Il giardino d’inverno
di Enrico Dindo

Enrico Dindo sarà ospite della Filarmonica di Torino, con un programma particolarmente adatto a metterne in luce le doti d’interprete sensibile e raffinato. Abbiamo chiesto a lui di raccontarcelo.

Il concerto si apre con un brano, la Romanza di Strauss, di rara frequentazione. Potrebbe presentarcelo?
Nel 1883, all’età di diciannove anni, Strauss aveva appena iniziato gli studi all’Università di Monaco. Al suo attivo c’erano già alcune composizioni musicali, per la maggior parte pezzi per pianoforte e Lieder. Che il giovane Richard volesse provare le sue potenzialità su lavori più impegnativi e complessi appare del tutto naturale. Insieme alla Sinfonia in fa minore op. 12, composta nello stesso anno, la Romanza in fa maggiore è uno dei suoi primi sforzi in quella direzione. Un singolo movimento di dieci minuti presenta un lungo assolo lirico del violoncello con un accompagnamento orchestrale. La Romanza è dedicata al grande violoncellista boemo Hanuš Wihan, stesso dedicatario di molte composizioni dell’epoca, compresi il celebre Concerto di Dvořák e la Sonata per violoncello, che lo stesso Strauss compose nel medesimo periodo e nella medesima tonalità della Romanza.

Quale posto occupano nella ricca storia dei concerti per violoncello e orchestra, i due composti da Šostakovič?
I due Concerti di Šostakovič sono ai primissimi posti tra le musiche che più amo eseguire. Avverto una grande sintonia tra l’emotività richiesta dalla scrittura e la mia personale.Il Secondo lo vivo come un lungo viaggio, ricco di suggestioni, visioni ed emozioni spesso contrastanti, mentre il Primo, essendo stato uno dei miei primissimi grandi amori, mi piace viverlo come un ritorno in certo qual modo a casa.

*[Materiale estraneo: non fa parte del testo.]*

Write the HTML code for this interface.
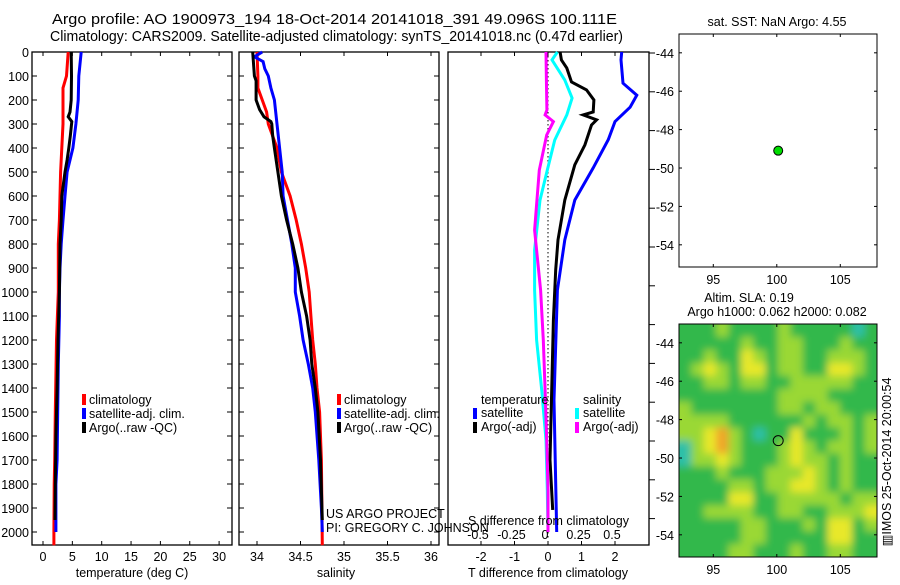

Sapere che il Primo è stato composto per ed eseguito da Mstislav Rostropovič in qualche modo la condiziona?
Rostropovič è stato il più grande violoncellista della storia, sapere che è stato in stretto contatto con l’autore, mi condiziona né più né meno di quanto accada quando eseguo Dvořák o Schumann, o qualsiasi altro brano in precedenza eseguito da lui, e sempre in modo straordinario. È stato per me un mito e un punto di riferimento fondamentale, aver avuto l’opportunità di conoscerlo e di avere avuto con lui un rapporto molto stretto per alcuni anni è un privilegio di cui sono quotidianamente grato alla vita.

Lei si dedica parimenti all’attività cameristica e alla direzione d’orchestra. Trova un legame o una qualche relazione tra il concertismo solistico, la direzione d’orchestra e l’impegno nella musica da camera?
Il mio amore per la musica nasce profondamente dalla mia esperienza nella musica da camera. Non riesco a discernere in alcun modo il concetto del “suonare insieme” da alcuna espressione della musica, nemmeno quando dirigo.